Ángelus del domingo 23 de noviembre de 1980
JUAN PABLO II
ÁNGELUS
Domingo 23 de noviembre de 1980
1. Hoy estamos invitados a dar gracias a Dios, nuestro Padre celestial, "que nos libró del poder de las tinieblas y nos trasladó al reino del Hijo de su amor, en quien tenemos la redención y la remisión de los pecados" (Col 1, 13-14). Efectivamente, hoy celebramos la solemnidad de Cristo Rey.
Al rezar el "Ángelus", damos gracias también, al mismo tiempo, a María, Madre terrena del Hijo de Dios, por haber respondido a la palabra del Angel, que le había anunciado la voluntad del Padre celestial, con su fiat: "Hágase en mí según tu palabra" (Lc 1, 38).

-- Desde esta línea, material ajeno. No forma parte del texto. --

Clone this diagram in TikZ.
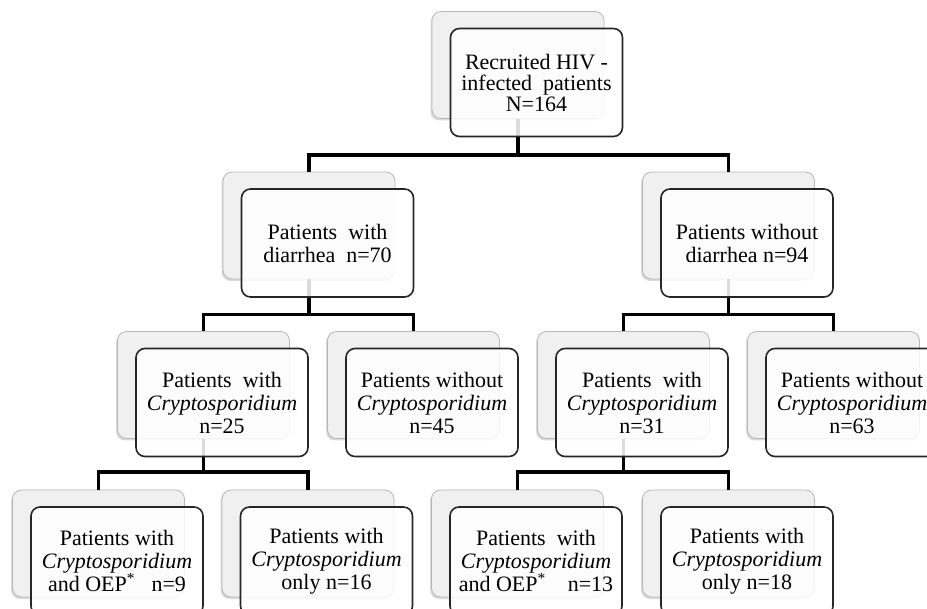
\documentclass[tikz,border=0pt]{standalone}
\usepackage{fontspec}
\setmainfont{Liberation Serif}
\usetikzlibrary{shadows}
\tikzset{
  backbox/.style={draw=black!28, fill=black!6, rounded corners=9pt,
    minimum width=172pt, minimum height=107pt, line width=0.8pt,
    drop shadow={shadow xshift=-1.5pt, shadow yshift=-2pt, opacity=0.3, fill=black!50}},
  frontbox/.style={draw=black!85, line width=1.6pt, fill=white, fill opacity=0.86,
    text opacity=1, rounded corners=9pt, minimum width=172pt, minimum height=108pt,
    align=center, font=\fontsize{22}{23}\selectfont, inner sep=2pt},
  link/.style={line width=3.2pt, line join=miter}
}
\begin{document}
\begin{tikzpicture}[x=1pt,y=-1pt]
\useasboundingbox (0,0) rectangle (927,609);
\clip (0,0) rectangle (927,609);
% back boxes
\node[backbox] (top) at (518,65) {};
\node[backbox] (l2a) at (309,225.5) {};
\node[backbox] (l2b) at (728.5,225.5) {};
\node[backbox] (l3a) at (203.5,385) {};
\node[backbox] (l3b) at (413.5,385) {};
\node[backbox] (l3c) at (623.5,385) {};
\node[backbox] (l3d) at (833.5,385) {};
\node[backbox] (l4a) at (98.5,543.5) {};
\node[backbox] (l4b) at (308,543.5) {};
\node[backbox] (l4c) at (517.5,543.5) {};
\node[backbox] (l4d) at (728.5,543.5) {};
% buses
\coordinate (bus1) at (0,155);
\coordinate (bus2) at (0,314.5);
\coordinate (bus3) at (0,472);
% connectors
\draw[link] (top.south) -- (top.south |- bus1) -| (l2a.north);
\draw[link] (top.south |- bus1) -| (l2b.north);
\draw[link] (l2a.south) -- (l2a.south |- bus2) -| (l3a.north);
\draw[link] (l2a.south |- bus2) -| (l3b.north);
\draw[link] (l2b.south) -- (l2b.south |- bus2) -| (l3c.north);
\draw[link] (l2b.south |- bus2) -| (l3d.north);
\draw[link] (l3a.south) -- (l3a.south |- bus3) -| (l4a.north);
\draw[link] (l3a.south |- bus3) -| (l4b.north);
\draw[link] (l3c.south) -- (l3c.south |- bus3) -| (l4c.north);
\draw[link] (l3c.south |- bus3) -| (l4d.north);
% front boxes
\node[frontbox, font=\fontsize{22}{21}\selectfont] (topf) at ([shift={(18.5,17.5)}]top.center) {Recruited HIV -\\infected\ \ patients\\N=164};
\node[frontbox] (l2af) at ([shift={(18.5,17.5)}]l2a.center) {Patients\ \ with\\diarrhea\ \ n=70};
\node[frontbox] (l2bf) at ([shift={(18.5,17.5)}]l2b.center) {Patients without\\diarrhea n=94};
\node[frontbox] (l3af) at ([shift={(18.5,17.5)}]l3a.center) {Patients\ \ with\\\textit{Cryptosporidium}\\n=25};
\node[frontbox] (l3bf) at ([shift={(18.5,17.5)}]l3b.center) {Patients without\\\textit{Cryptosporidium}\\n=45};
\node[frontbox] (l3cf) at ([shift={(18.5,17.5)}]l3c.center) {Patients\ \ with\\\textit{Cryptosporidium}\\n=31};
\node[frontbox] (l3df) at ([shift={(18.5,17.5)}]l3d.center) {Patients without\\\textit{Cryptosporidium}\\n=63};
\node[frontbox] (l4af) at ([shift={(18.5,17.5)}]l4a.center) {Patients with\\\textit{Cryptosporidium}\\and OEP\textsuperscript{*}\ \ \ n=9};
\node[frontbox] (l4bf) at ([shift={(18.5,17.5)}]l4b.center) {Patients with\\\textit{Cryptosporidium}\\only n=16};
\node[frontbox] (l4cf) at ([shift={(18.5,17.5)}]l4c.center) {Patients\ \ with\\\textit{Cryptosporidium}\\and OEP\textsuperscript{*}\ \ \ \ n=13};
\node[frontbox] (l4df) at ([shift={(18.5,17.5)}]l4d.center) {Patients with\\\textit{Cryptosporidium}\\only n=18};
\end{tikzpicture}
\end{document}
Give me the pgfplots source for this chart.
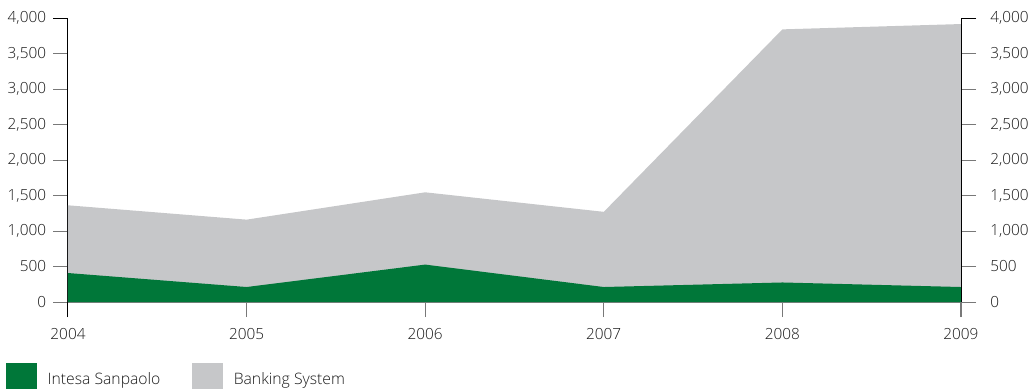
\documentclass[border=0pt]{standalone}
\usepackage{pgfplots}
\pgfplotsset{compat=1.18}
\usepackage{fontspec}
\setmainfont{Open Sans}[UprightFont={* Light}]
\definecolor{isgreen}{RGB}{0,119,57}
\definecolor{bsgray}{RGB}{198,199,201}
\definecolor{txt}{RGB}{25,25,25}
\definecolor{tickgray}{RGB}{120,120,120}
\begin{document}
\fontsize{11.5}{13}\selectfont
\begin{tikzpicture}
\path[use as bounding box] (-51pt,-65.25pt) rectangle (722.25pt,226.5pt);
\pgfplotsset{
  common/.style={
    at={(0,0)}, anchor=origin,
    width=669.75pt, height=213pt, scale only axis,
    xmin=2004, xmax=2009, ymin=0, ymax=4000,
    ytick={0,500,...,4000},
    tick align=outside,
    major tick length=11.25pt,
    every tick/.style={color=tickgray, line width=0.75pt},
    /pgf/number format/1000 sep={,},
    /pgf/number format/assume math mode=true,
    ticklabel style={font=\fontsize{11.5}{13}\selectfont, text=txt},
    extra y ticks={4000}, extra y tick labels={},
    extra y tick style={every tick/.style={color=black, line width=0.75pt}},
  }
}
\begin{axis}[common,
  axis x line*=bottom, axis y line*=left,
  x axis line style={draw=tickgray, line width=0.75pt, -},
  y axis line style={draw=black, line width=0.75pt, -},
  xtick={2004,...,2009},
  xticklabel={\pgfmathprintnumber[1000 sep={}]{\tick}},
  xticklabel style={yshift=-4.4pt},
  yticklabel style={xshift=-1.2pt},
  extra x ticks={2004}, extra x tick labels={},
  extra x tick style={every tick/.style={color=black, line width=0.75pt}},
  legend style={at={(axis description cs:0,0)}, anchor=north west, xshift=-46.5pt, yshift=-45.75pt,
    draw=none, fill=none, legend columns=2, inner sep=0pt, outer sep=0pt,
    font=\fontsize{11.8}{13}\selectfont, text=txt,
    /tikz/every odd column/.append style={column sep=6pt},
    /tikz/every even column/.append style={column sep=21.75pt},
    cells={anchor=base west, inner sep=0pt}},
  legend image code/.code={\fill[#1] (0pt,-3.75pt) rectangle (23.25pt,15.75pt);},
]
\addplot[draw=none, fill=bsgray, forget plot] coordinates {(2004,0) (2004,1362) (2005,1160) (2006,1545) (2007,1270) (2008,3840) (2009,3915) (2009,0)} -- cycle;
\addplot[draw=none, fill=isgreen] coordinates {(2004,0) (2004,408) (2005,211) (2006,527) (2007,211) (2008,275) (2009,211) (2009,0)} -- cycle;
\addlegendentry{Intesa Sanpaolo}
\addlegendimage{draw=none, fill=bsgray}
\addlegendentry{Banking System}
\end{axis}
\begin{axis}[common,
  axis y line*=right, axis x line*=bottom,
  x axis line style={draw=none},
  xtick={2009}, xticklabels={},
  xtick style={every tick/.style={color=black, line width=0.75pt}},
  y axis line style={draw=black, line width=0.75pt, -},
  yticklabel style={xshift=6.7pt, anchor=west},
]
\addplot[draw=none, forget plot] coordinates {(2004,0) (2009,4000)};
\end{axis}
\end{tikzpicture}
\end{document}
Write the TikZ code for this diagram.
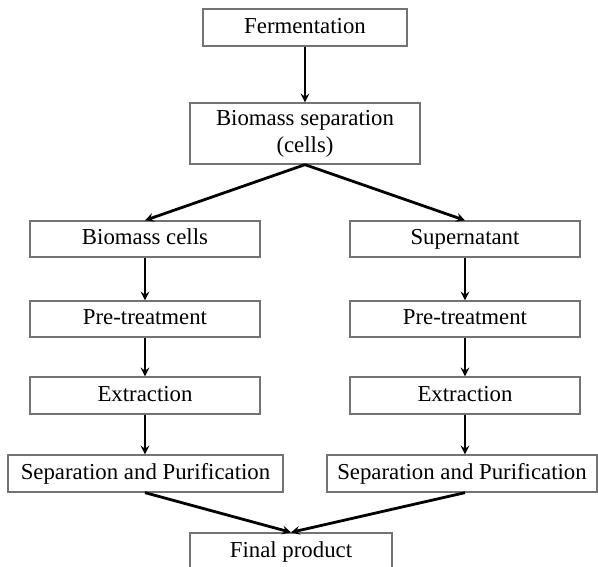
\documentclass[tikz,border=0pt]{standalone}
\usepackage{fontspec}
\setmainfont{Liberation Serif}
\usepackage{tikz}
\usetikzlibrary{shapes, arrows, calc, positioning}

\begin{document}
\begin{tikzpicture}[>=stealth, x=1pt, y=-1pt]
    \tikzstyle{format} = [draw=black!55, line width=1.3pt, rectangle,
	inner sep=0pt, align=center, font=\fontsize{22.8}{27}\selectfont]
    \tikzstyle{single} = [format, text height=17pt, text depth=5pt]
    \tikzstyle{flow} = [->, line width=2.8pt, black]

	\useasboundingbox (0,0) rectangle (598,567);

		\path
			node[single, minimum width=204pt, minimum height=37pt] (1) at (305,27.5) {Fermentation}
			node[format, minimum width=230pt, minimum height=61pt] (2) at (305,133.5) {Biomass separation\\(cells)}
			node[single, minimum width=230pt, minimum height=36pt] (3) at (145,239) {Biomass cells}
			node[single, minimum width=230pt, minimum height=36pt] (4) at (465,239) {Supernatant}
			node[single, minimum width=230pt, minimum height=36pt] (5) at (145,319) {Pre-treatment}
			node[single, minimum width=230pt, minimum height=36pt] (6) at (465,319) {Pre-treatment}
			node[single, minimum width=230pt, minimum height=37pt] (7) at (145,395.5) {Extraction}
			node[single, minimum width=230pt, minimum height=37pt] (8) at (465,395.5) {Extraction}
			node[single, minimum width=275pt, minimum height=37pt] (9) at (145.5,473.5) {Separation and Purification}
			node[single, minimum width=270pt, minimum height=37pt] (10) at (462,473.5) {Separation and Purification}
			node[single, minimum width=202pt, minimum height=37pt] (11) at (291,551.5) {Final product}
		;

		\draw[flow] (1) -- (2);
		\draw[flow] (2.south) -- (3.north);
		\draw[flow] (2.south) -- (4.north);
		\draw[flow] (3) -- (5);
		\draw[flow] (4) -- (6);
		\draw[flow] (5) -- (7);
		\draw[flow] (6) -- (8);
		\draw[flow] (7.south) -- (7.south |- 9.north);
		\draw[flow] (8.south) -- (8.south |- 10.north);
		\draw[flow] (7.south |- 9.south) -- (11.north);
		\draw[flow] (8.south |- 10.south) -- (11.north);

\end{tikzpicture}
\end{document}
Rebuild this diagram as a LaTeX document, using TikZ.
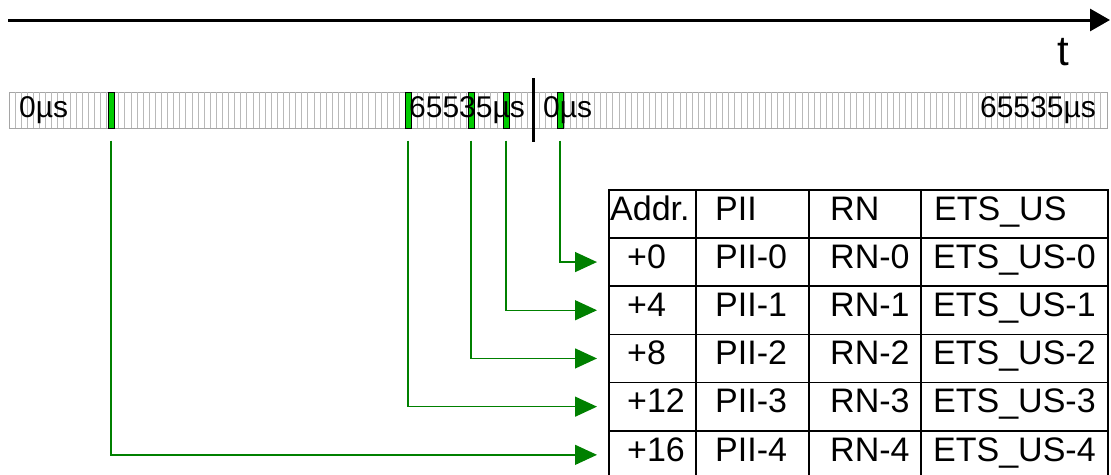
\documentclass[tikz,border=0pt]{standalone}
\usepackage{fontspec}
\setmainfont{Liberation Sans}
\usetikzlibrary{arrows.meta}
\definecolor{mkgreen}{RGB}{0,204,0}
\definecolor{lgreen}{RGB}{0,128,0}
\definecolor{tickgray}{RGB}{185,185,185}
\definecolor{bargray}{RGB}{165,165,165}
\begin{document}
\begin{tikzpicture}[x=1pt,y=-1pt,
  tl/.style={font=\fontsize{30}{30}\selectfont, inner sep=0, anchor=base west},
  tb/.style={font=\fontsize{34}{34}\selectfont, inner sep=0, anchor=base west},
  cell/.style={draw=black, line width=1.5pt, minimum height=48.2pt, inner sep=0, anchor=north west},
  marker/.style={draw=black, line width=1pt, fill=mkgreen, minimum width=6pt, minimum height=36pt, inner sep=0},
  garrow/.style={draw=lgreen, line width=1.4pt, -{Triangle[length=22pt,width=20pt]}, shorten <=12pt, shorten >=11pt},
]
\useasboundingbox (0,0) rectangle (1111,474);
% time axis
\coordinate (ts) at (8,20);
\coordinate (te) at (1110,20);
\draw[line width=3pt, -{Triangle[length=20pt,width=22pt]}] (ts) -- (te);
\node[font=\fontsize{42}{42}\selectfont, inner sep=0, anchor=base west] (tlabel) at (1057,65) {t};
% timeline bar
\node[draw=bargray, line width=1.2pt, minimum width=1098pt, minimum height=36pt, inner sep=0, anchor=north west] (bar) at (9,92) {};
\foreach \i in {1,...,179} \draw[tickgray, line width=1pt] (9+\i*6.1,92) -- (9+\i*6.1,128);
% markers
\node[marker] (mk4) at (111,110) {};
\node[marker] (mk3) at (408,110) {};
\node[marker] (mk2) at (471,110) {};
\node[marker] (mk1) at (506,110) {};
\node[marker] (mk0) at (560,110) {};
% labels
\node[tl] (l0) at (19,117) {0µs};
\node[tl] (l1) at (409,117) {65535µs};
\node[tl] (l2) at (543,117) {0µs};
\node[tl, anchor=base east] (l3) at (1096,117) {65535µs};
% separator
\coordinate (sa) at (533,78);
\coordinate (sb) at (533,142);
\draw[line width=3pt] (sa) -- (sb);
% table cells
\foreach \r in {0,...,5} {
  \foreach \c/\x/\w in {0/608/87,1/695/113,2/808/112,3/920/187} {
    \node[cell, minimum width=\w pt] (c\r\c) at (\x,189+\r*48.2) {};
  }
}
% header
\node[tb] (h0) at (610,220) {Addr.};
\node[tb] (h1) at (715,220) {PII};
\node[tb] (h2) at (830,220) {RN};
\node[tb] (h3) at (934,220) {ETS\_US};
% rows
\foreach \r/\k/\a in {1/0/+0,2/1/+4,3/2/+8,4/3/+12,5/4/+16} {
  \node[tb] (a\r) at (627,220+\r*48.2) {\a};
  \node[tb] (p\r) at (715,220+\r*48.2) {PII-\k};
  \node[tb] (n\r) at (830,220+\r*48.2) {RN-\k};
  \node[tb] (e\r) at (933,220+\r*48.2) {ETS\_US-\k};
}
% arrows
\draw[garrow] (mk0.south) |- (c10.west);
\draw[garrow] (mk1.south) |- (c20.west);
\draw[garrow] (mk2.south) |- (c30.west);
\draw[garrow] (mk3.south) |- (c40.west);
\draw[garrow] (mk4.south) |- (c50.west);
\end{tikzpicture}
\end{document}
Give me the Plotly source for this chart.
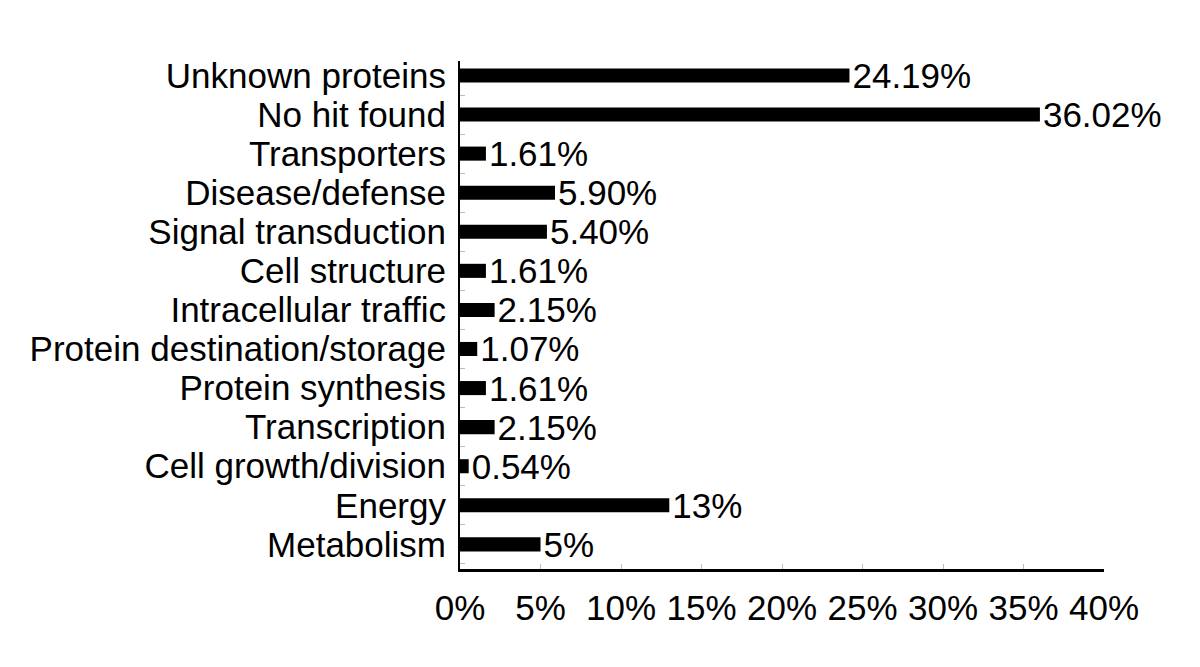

El reino de Dios, que vino al mundo juntamente con Cristo, fue concebido ―de modo singular― bajo el corazón de María. Nuestra oración nos lo recuerda cada vez, y hoy de modo particular: "Y el Verbo se hizo carne y habitó entre nosotros" (Jn 1, 14), repetimos con las palabras del Evangelio. "Bendito el que viene en nombre del Señor: Bendito el reino que viene", cantamos en la Liturgia de hoy.
En este día solemne supliquemos al Padre celestial, por intercesión de la Madre de Cristo, para que "trasladados al reino del Hijo de su amor" (Col 1, 13) permanezcamos en él y maduremos hasta el tiempo en que se cumplan nuestros días. Pidamos que este reino de gracia y de verdad, reino de amor y de paz, se difunda, por obra de la Iglesia y mediante su servicio, en las almas de todos los hombres.
2. Hoy deseo recordar también los cinco días de mi reciente visita a la tierra alemana con ocasión del 700 aniversario de la muerte de San Alberto Magno, durante los cuales me ha sido dado encontrarme no sólo con los numerosos hijos e hijas de la Iglesia católica, sino también con los hermanos separados, y sobre todo con la Comunidad luterana; con ella recordamos, este año, el 450 aniversario de la Confesión Augustana, buscando en este recuerdo las luces y las inspiraciones para un ulterior trabajo ecuménico.
Sobre esta visita histórica será necesario que vuelva aún en un discurso más amplio. Hoy sólo deseo agradecer a todos muy cordialmente la hospitalidad que me han demostrado: ante todo, a los hermanos en el Episcopado, con el cardenal Höffner a la cabeza, de los cuales partió la iniciativa de esta visita, y luego también al Presidente de Alemania Federal y a las autoridades estatales, que han hecho tanto para facilitar mi servicio entre los hermanos de Alemania.
3. Deseo que la oración de hoy se una a las intenciones de nuestros hermanos de Chile, que se reúnen hoy para las celebraciones conclusivas del XI Congreso Eucarístico Nacional, que se está realizando bajo el lema: "No teman. ¡Abramos las puertas a Cristo!"
Preside el Congreso, como Enviado Especial mío, el cardenal Raúl Primatesta arzobispo de Córdoba en Argentina, y su persona testimonia la fraternidad profunda que existe entre esas dos grandes naciones sudamericanas, a pesar de algunas divergencias actuales.
El año pasado, como sabéis, acepté la solicitud de mediación en la controversia sobre la zona austral que existe entre estos dos países y, recientemente en la víspera de mi viaje a Alemania, he recibido a las Delegaciones que los dos Gobiernos han enviado aquí con esta finalidad.
Quiera Dios escuchar las oraciones del pueblo chileno, como las que ya elevó en el mes de octubre el pueblo argentino durante el Congreso Mariano de Mendoza, a fin de que ―conservando todos la calma y la serenidad, y evitando todo lo que mientras tanto pueda dañar la necesaria confianza mutua, de acuerdo también con los compromisos tomados en el momento de pedir la mediación― se pueda llegar cuanto antes a una solución completa y definitiva y se manifieste más claramente, en las relaciones entre los dos países, el reino de "amor y de paz" instaurado por Cristo.